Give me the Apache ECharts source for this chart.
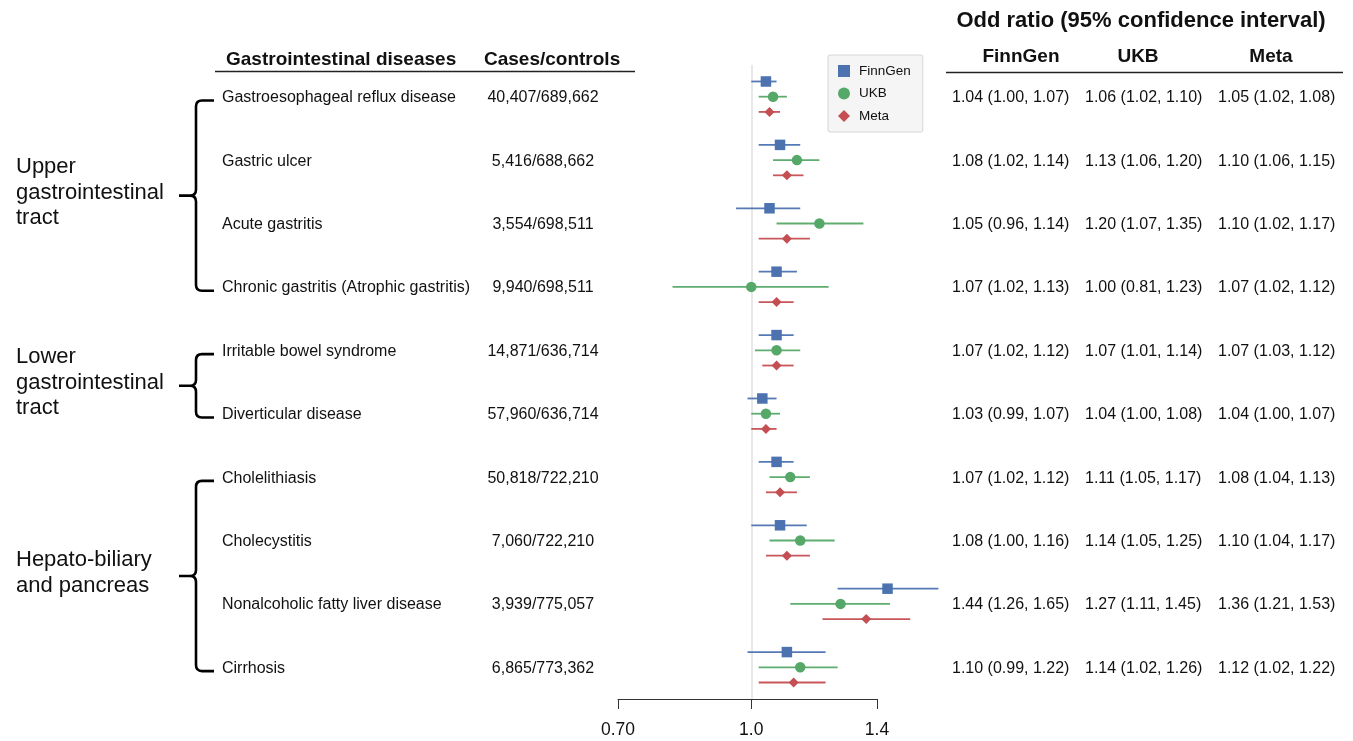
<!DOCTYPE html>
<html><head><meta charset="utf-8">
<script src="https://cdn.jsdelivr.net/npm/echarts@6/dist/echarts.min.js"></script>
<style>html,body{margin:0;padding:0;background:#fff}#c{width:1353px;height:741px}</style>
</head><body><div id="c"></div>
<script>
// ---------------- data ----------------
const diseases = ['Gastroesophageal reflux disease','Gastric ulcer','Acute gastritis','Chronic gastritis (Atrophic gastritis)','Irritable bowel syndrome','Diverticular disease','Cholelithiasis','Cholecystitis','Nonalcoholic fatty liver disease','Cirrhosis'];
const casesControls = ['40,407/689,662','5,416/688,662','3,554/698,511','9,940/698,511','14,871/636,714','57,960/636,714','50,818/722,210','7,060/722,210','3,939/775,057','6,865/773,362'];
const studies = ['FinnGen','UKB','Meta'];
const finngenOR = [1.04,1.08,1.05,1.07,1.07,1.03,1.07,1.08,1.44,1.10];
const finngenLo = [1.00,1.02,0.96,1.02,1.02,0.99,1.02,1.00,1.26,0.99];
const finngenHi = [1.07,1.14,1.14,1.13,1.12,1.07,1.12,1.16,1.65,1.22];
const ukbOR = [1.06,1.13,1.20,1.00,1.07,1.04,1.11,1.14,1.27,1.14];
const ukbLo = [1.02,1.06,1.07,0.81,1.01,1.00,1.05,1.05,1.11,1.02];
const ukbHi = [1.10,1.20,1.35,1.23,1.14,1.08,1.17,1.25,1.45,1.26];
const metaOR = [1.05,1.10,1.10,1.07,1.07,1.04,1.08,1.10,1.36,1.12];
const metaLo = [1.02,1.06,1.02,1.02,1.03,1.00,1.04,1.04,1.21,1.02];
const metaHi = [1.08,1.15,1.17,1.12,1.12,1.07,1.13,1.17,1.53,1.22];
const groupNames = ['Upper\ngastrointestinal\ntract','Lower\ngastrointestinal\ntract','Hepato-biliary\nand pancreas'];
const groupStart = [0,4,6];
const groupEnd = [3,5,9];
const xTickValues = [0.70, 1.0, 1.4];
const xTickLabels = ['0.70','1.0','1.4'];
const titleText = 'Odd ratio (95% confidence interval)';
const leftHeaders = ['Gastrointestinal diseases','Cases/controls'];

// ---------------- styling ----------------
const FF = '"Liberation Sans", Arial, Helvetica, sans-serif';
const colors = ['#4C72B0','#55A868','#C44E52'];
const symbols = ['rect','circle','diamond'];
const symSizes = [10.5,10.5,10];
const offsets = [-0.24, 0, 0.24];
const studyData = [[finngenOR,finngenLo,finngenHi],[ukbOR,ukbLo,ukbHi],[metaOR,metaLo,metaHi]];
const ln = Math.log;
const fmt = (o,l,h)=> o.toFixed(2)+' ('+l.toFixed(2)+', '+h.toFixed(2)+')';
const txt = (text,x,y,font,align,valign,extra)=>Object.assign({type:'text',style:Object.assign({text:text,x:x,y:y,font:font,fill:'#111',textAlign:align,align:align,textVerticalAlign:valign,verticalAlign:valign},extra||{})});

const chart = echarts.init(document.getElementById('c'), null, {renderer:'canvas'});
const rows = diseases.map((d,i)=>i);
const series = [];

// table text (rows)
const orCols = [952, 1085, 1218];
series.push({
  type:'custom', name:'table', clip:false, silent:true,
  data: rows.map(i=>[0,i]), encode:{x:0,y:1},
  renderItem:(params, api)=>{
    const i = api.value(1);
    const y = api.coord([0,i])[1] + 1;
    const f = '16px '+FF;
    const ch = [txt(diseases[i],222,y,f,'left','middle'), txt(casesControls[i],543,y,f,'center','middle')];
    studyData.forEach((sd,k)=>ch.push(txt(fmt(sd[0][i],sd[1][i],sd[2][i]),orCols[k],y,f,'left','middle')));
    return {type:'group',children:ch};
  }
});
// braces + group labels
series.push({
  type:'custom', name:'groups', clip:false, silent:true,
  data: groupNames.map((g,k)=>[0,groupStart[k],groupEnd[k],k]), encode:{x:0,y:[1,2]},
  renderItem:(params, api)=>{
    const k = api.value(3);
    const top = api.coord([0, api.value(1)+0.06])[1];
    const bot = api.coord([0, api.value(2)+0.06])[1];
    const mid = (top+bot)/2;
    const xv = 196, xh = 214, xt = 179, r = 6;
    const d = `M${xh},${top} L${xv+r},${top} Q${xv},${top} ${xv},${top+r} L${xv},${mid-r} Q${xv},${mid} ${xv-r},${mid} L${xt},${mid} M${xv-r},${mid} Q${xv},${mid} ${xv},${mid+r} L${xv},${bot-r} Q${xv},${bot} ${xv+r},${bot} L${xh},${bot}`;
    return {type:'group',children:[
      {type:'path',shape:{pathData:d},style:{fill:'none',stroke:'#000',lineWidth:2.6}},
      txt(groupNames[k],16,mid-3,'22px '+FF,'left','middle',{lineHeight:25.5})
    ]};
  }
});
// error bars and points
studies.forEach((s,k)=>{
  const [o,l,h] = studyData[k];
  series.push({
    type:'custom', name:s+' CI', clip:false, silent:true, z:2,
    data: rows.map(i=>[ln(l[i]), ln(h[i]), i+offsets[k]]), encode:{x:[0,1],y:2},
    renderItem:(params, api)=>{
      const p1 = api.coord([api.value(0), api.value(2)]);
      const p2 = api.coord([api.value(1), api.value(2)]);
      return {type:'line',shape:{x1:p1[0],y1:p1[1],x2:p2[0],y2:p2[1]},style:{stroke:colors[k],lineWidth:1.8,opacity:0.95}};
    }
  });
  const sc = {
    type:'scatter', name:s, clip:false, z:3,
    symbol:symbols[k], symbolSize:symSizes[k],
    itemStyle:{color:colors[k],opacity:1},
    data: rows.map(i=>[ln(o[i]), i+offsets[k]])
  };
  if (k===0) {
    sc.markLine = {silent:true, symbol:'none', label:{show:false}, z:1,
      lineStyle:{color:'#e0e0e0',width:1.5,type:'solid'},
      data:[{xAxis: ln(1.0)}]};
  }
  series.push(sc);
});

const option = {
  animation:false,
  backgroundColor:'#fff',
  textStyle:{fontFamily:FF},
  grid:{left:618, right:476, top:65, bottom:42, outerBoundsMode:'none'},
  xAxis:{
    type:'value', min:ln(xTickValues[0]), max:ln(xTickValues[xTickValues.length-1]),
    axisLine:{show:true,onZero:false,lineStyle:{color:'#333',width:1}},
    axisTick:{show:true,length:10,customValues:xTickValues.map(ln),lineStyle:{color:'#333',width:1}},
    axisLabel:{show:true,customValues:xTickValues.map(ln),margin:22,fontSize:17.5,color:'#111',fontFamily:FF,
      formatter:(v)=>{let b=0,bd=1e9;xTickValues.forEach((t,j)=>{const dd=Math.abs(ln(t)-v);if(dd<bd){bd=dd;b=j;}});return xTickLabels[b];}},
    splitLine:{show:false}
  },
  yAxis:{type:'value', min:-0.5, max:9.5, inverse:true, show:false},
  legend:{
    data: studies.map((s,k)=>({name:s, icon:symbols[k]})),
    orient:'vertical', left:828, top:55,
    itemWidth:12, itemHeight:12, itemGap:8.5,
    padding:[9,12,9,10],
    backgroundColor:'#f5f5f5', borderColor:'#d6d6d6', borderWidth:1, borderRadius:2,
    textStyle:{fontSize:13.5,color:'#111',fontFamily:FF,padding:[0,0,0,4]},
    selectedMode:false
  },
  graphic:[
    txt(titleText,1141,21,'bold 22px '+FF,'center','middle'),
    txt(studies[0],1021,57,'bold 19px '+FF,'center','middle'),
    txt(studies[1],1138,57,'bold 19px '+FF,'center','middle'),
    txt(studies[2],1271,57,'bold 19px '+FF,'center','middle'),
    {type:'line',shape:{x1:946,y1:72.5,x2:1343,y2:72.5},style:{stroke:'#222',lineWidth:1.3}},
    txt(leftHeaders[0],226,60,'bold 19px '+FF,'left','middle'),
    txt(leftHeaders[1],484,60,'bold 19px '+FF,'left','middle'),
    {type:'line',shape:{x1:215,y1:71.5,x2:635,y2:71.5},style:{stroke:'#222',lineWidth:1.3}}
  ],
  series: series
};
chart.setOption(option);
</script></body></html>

================

Return only the lines from the start of the data through the line that contains "const leftHeaders = ['Gastrointestinal", please, copying them exactly and omitting all pictures.

Give me the Apache ECharts source for this chart.
<!DOCTYPE html>
<html><head><meta charset="utf-8">
<script src="https://cdn.jsdelivr.net/npm/echarts@6/dist/echarts.min.js"></script>
<style>html,body{margin:0;padding:0;background:#fff}#c{width:1353px;height:741px}</style>
</head><body><div id="c"></div>
<script>
// ---------------- data ----------------
const diseases = ['Gastroesophageal reflux disease','Gastric ulcer','Acute gastritis','Chronic gastritis (Atrophic gastritis)','Irritable bowel syndrome','Diverticular disease','Cholelithiasis','Cholecystitis','Nonalcoholic fatty liver disease','Cirrhosis'];
const casesControls = ['40,407/689,662','5,416/688,662','3,554/698,511','9,940/698,511','14,871/636,714','57,960/636,714','50,818/722,210','7,060/722,210','3,939/775,057','6,865/773,362'];
const studies = ['FinnGen','UKB','Meta'];
const finngenOR = [1.04,1.08,1.05,1.07,1.07,1.03,1.07,1.08,1.44,1.10];
const finngenLo = [1.00,1.02,0.96,1.02,1.02,0.99,1.02,1.00,1.26,0.99];
const finngenHi = [1.07,1.14,1.14,1.13,1.12,1.07,1.12,1.16,1.65,1.22];
const ukbOR = [1.06,1.13,1.20,1.00,1.07,1.04,1.11,1.14,1.27,1.14];
const ukbLo = [1.02,1.06,1.07,0.81,1.01,1.00,1.05,1.05,1.11,1.02];
const ukbHi = [1.10,1.20,1.35,1.23,1.14,1.08,1.17,1.25,1.45,1.26];
const metaOR = [1.05,1.10,1.10,1.07,1.07,1.04,1.08,1.10,1.36,1.12];
const metaLo = [1.02,1.06,1.02,1.02,1.03,1.00,1.04,1.04,1.21,1.02];
const metaHi = [1.08,1.15,1.17,1.12,1.12,1.07,1.13,1.17,1.53,1.22];
const groupNames = ['Upper\ngastrointestinal\ntract','Lower\ngastrointestinal\ntract','Hepato-biliary\nand pancreas'];
const groupStart = [0,4,6];
const groupEnd = [3,5,9];
const xTickValues = [0.70, 1.0, 1.4];
const xTickLabels = ['0.70','1.0','1.4'];
const titleText = 'Odd ratio (95% confidence interval)';
const leftHeaders = ['Gastrointestinal diseases','Cases/controls'];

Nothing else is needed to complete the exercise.